Ich wusste nicht, wohin sie meinen Vater gebracht hatten. Ich wusste, dass es vorkam, dass Menschen auf diese Weise verschwanden und dass ich Glück hatte, dass sie mich nicht auch mitgenommen hatten.
Was ich nicht verstand, war, warum sie ihn weggebracht hatten. Ich wusste, dass das Radio gefährlich war. Aber mein Vater meinte, es sei das Risiko wert, obwohl wir beide wussten, dass er verhaftet würde, wenn er jemals damit erwischt würde.
Aber ich sah nicht, was an dem geheimen Buch meines Vaters so schlimm war. Er liebte es, mir Geschichten und Sprüche aus dem Buch vorzulesen. »Ein weiser Mann saß auf einem Berg und begann zu lehren«, erzählte mir mein Vater eines Abends. »Er sagte: ›Wenn das Salz seinen Geschmack verliert, wozu ist es dann gut?‹ Die Menschen sind wie Salz. Wenn wir unsere Güte gegenüber anderen verlieren, verlieren wir unsere Menschlichkeit. Behalte immer dein Salz, Ji-ho.«
Ich wusste nicht, was diese Geschichte oder seine Worte bedeuteten, aber sie blieben mir im Gedächtnis. Warum sollte eine Lehre über Güte in Nordkorea so gefährlich sein?
Als ich älter wurde, wurde der Schmerz über den Verlust meines Vaters immer kleiner. Er ging nie ganz weg, aber ich hatte dringendere Sorgen. Zum Beispiel Essen zu finden und zu überleben. Aufgrund der Lebensmittelknappheit ist fast die Hälfte der nordkoreanischen Bevölkerung unterernährt.
Ich fing an, Radio zu hören für Nachrichten von der Außenwelt, genau wie mein Vater. Als ich in meinen Zwanzigern war, drehte sich meine nächtliche Routine um den Radioempfänger und den Garten. Es hatte etwas Beruhigendes, Radio zu hören, wie ich es bei meinem Vater so oft gesehen hatte.
Eines Abends fand ich einen Sender in koreanischer Sprache – aber was der Mann sagte, war anders als alle staatlichen Programme, die ich je gehört hatte.
»Ihr seid das Salz der Erde«, sagte der Mann im Radio. »Wenn das Salz seinen Geschmack verliert, was nützt es dann? Das sind die Worte Jesu, und sie erinnern uns daran, dass wir niemals unser Salz verlieren dürfen – unsere Liebe zu den anderen.«
Ich hätte fast meinen Tee fallen gelassen. Genau das hatte mir mein Vater vor so vielen Jahren gesagt. Aber im Radio hieß es, jemand namens Jesus habe das gesagt ... wer war Jesus? War er der »Lehrer«, von dem mein Vater mir erzählt hatte?

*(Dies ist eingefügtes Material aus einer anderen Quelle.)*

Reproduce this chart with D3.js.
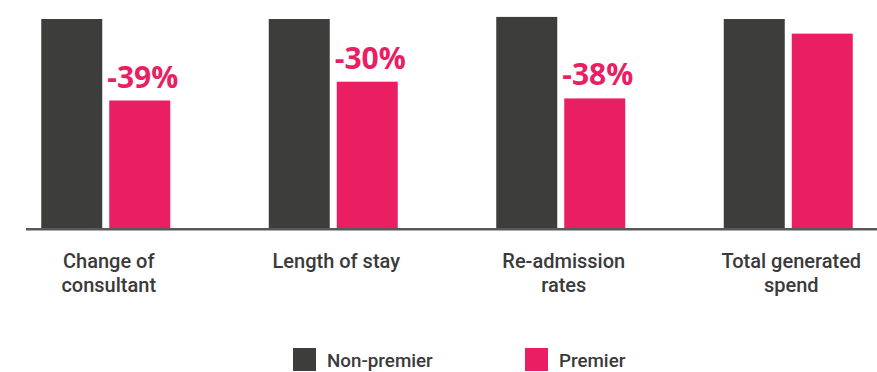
<!DOCTYPE html>
<html>
<head>
<meta charset="utf-8">
<script src="https://cdn.jsdelivr.net/npm/d3@7"></script>
<style>
  body { margin: 0; background: #fff; }
  svg { display: block; font-family: "Open Sans", sans-serif; }
</style>
</head>
<body>
<div class="chart-area"></div>
<script>
// values (index, non-premier ~ 100)
const categories = [["Change of", "consultant"], ["Length of stay"], ["Re-admission", "rates"], ["Total generated", "spend"]];
const series = ["Non-premier", "Premier"];
const nonPremier = [100, 100, 101, 100];
const premier = [61, 70, 62, 93];
const changeLabels = ["-39%", "-30%", "-38%", ""];

const width = 877;
const height = 372;
const baseline = 228;

const color = d3.scaleOrdinal(series, ["#3d3d3b", "#e91e63"]);

const svg = d3.select(".chart-area")
    .append("svg")
    .attr("width", width)
    .attr("height", height);

const keys = categories.map(d => d.join(" "));

const x0 = d3.scaleBand()
    .domain(keys)
    .range([-8, 902])
    .paddingInner(0.433)
    .paddingOuter(0.2165);

const x1 = d3.scaleBand()
    .domain(series)
    .range([0, x0.bandwidth()])
    .paddingInner(0.103);

const y = d3.scaleLinear()
    .domain([0, 100])
    .range([baseline, 19]);

const data = keys.map((k, i) => ({
    key: k,
    lines: categories[i],
    values: [
        { name: "Non-premier", value: nonPremier[i] },
        { name: "Premier", value: premier[i] }
    ],
    label: changeLabels[i]
}));

const groups = svg.selectAll(".group")
    .data(data)
    .enter().append("g")
    .attr("class", "group")
    .attr("transform", d => `translate(${x0(d.key)},0)`);

groups.selectAll("rect")
    .data(d => d.values)
    .enter().append("rect")
    .attr("x", d => x1(d.name))
    .attr("width", x1.bandwidth())
    .attr("y", d => y(d.value))
    .attr("height", d => baseline - y(d.value))
    .attr("fill", d => color(d.name));

// change labels over the premier bars
groups.append("text")
    .attr("x", x1("Premier") + x1.bandwidth() / 2 + 3)
    .attr("y", d => y(d.values[1].value) - 13)
    .attr("text-anchor", "middle")
    .attr("fill", color("Premier"))
    .attr("font-size", "30px")
    .attr("font-weight", 700)
    .text(d => d.label);

// baseline
svg.append("line")
    .attr("x1", 26)
    .attr("x2", width)
    .attr("y1", baseline + 1.2)
    .attr("y2", baseline + 1.2)
    .attr("stroke", "#58585a")
    .attr("stroke-width", 2.5);

// category labels
const catText = groups.append("text")
    .attr("text-anchor", "middle")
    .attr("fill", "#3a3a3a")
    .attr("font-family", "Roboto, sans-serif")
    .attr("font-size", "20px")
    .attr("font-weight", 500);

catText.selectAll("tspan")
    .data(d => d.lines)
    .enter().append("tspan")
    .attr("x", x0.bandwidth() / 2 + 3)
    .attr("y", (d, i) => 268 + i * 24)
    .text(d => d);

// legend
const legendX = [293, 525];
const legend = svg.selectAll(".legend")
    .data(series)
    .enter().append("g")
    .attr("class", "legend")
    .attr("transform", (d, i) => `translate(${legendX[i]},348)`);

legend.append("rect")
    .attr("width", 23)
    .attr("height", 23)
    .attr("fill", d => color(d));

legend.append("text")
    .attr("x", 34)
    .attr("y", 19)
    .attr("fill", "#3a3a3a")
    .attr("font-family", "Roboto, sans-serif")
    .attr("font-size", "18.8px")
    .attr("font-weight", 500)
    .text(d => d);
</script>
</body>
</html>
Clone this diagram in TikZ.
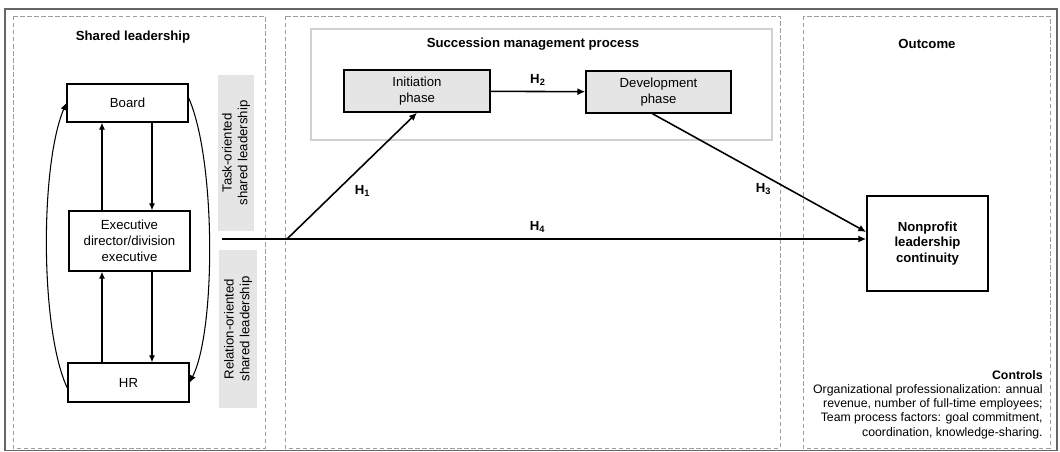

Von da an hörte ich den Sender bei jeder Gelegenheit. Ich erfuhr andere Dinge über Jesus.
Die Leute im Radio sagten, sie seien Christen. In der Schule hatte ich immer von westlichen Missionaren gehört, die Kinder entführten und Menschen töteten. Aber die Leute im Radio schienen überhaupt nicht so zu sein.
Während ich zuhörte, wurde ich immer überzeugter. Ich begann, jeden Tag über diese Lehren nachzudenken. Ich versuchte, so zu beten, wie die Person im Radio sagte.
Als ich immer mehr über Jesus lernte, stellte ich fest, wie sich mein Leben veränderte. Ich war immer noch hungrig, aber ich begann, mein Essen zu teilen. Ich hoffte, dass ich den Menschen damit irgendwie zeigen
konnte, dass Jesus sie liebte.
Ich weiß, dass es gefährlich wäre, jemandem von Jesus zu erzählen. Unsere Führer wollen nicht, dass wir außer ihnen irgendjemanden oder irgendetwas verehren. Mir ist klar geworden, dass mein Vater deshalb entführt wurde – sie sahen, dass er einen Herrn hatte, der größer war als die Führer unseres Landes.
Ich bin jetzt Christin. Vielleicht bin ich die einzige Christin in Nordkorea. Aber vielleicht hören auch andere Menschen die Radiosendungen. Ich hoffe, dass ich eines Tages einen anderen Nachfolger von Jesus treffen kann. Es wäre wunderbar, meine Hoffnung und meinen Glauben mit einem anderen Menschen zu teilen.
Und ich werde weiterhin Salz für die Menschen um mich herum sein. So wie mein Vater es mir gesagt hat.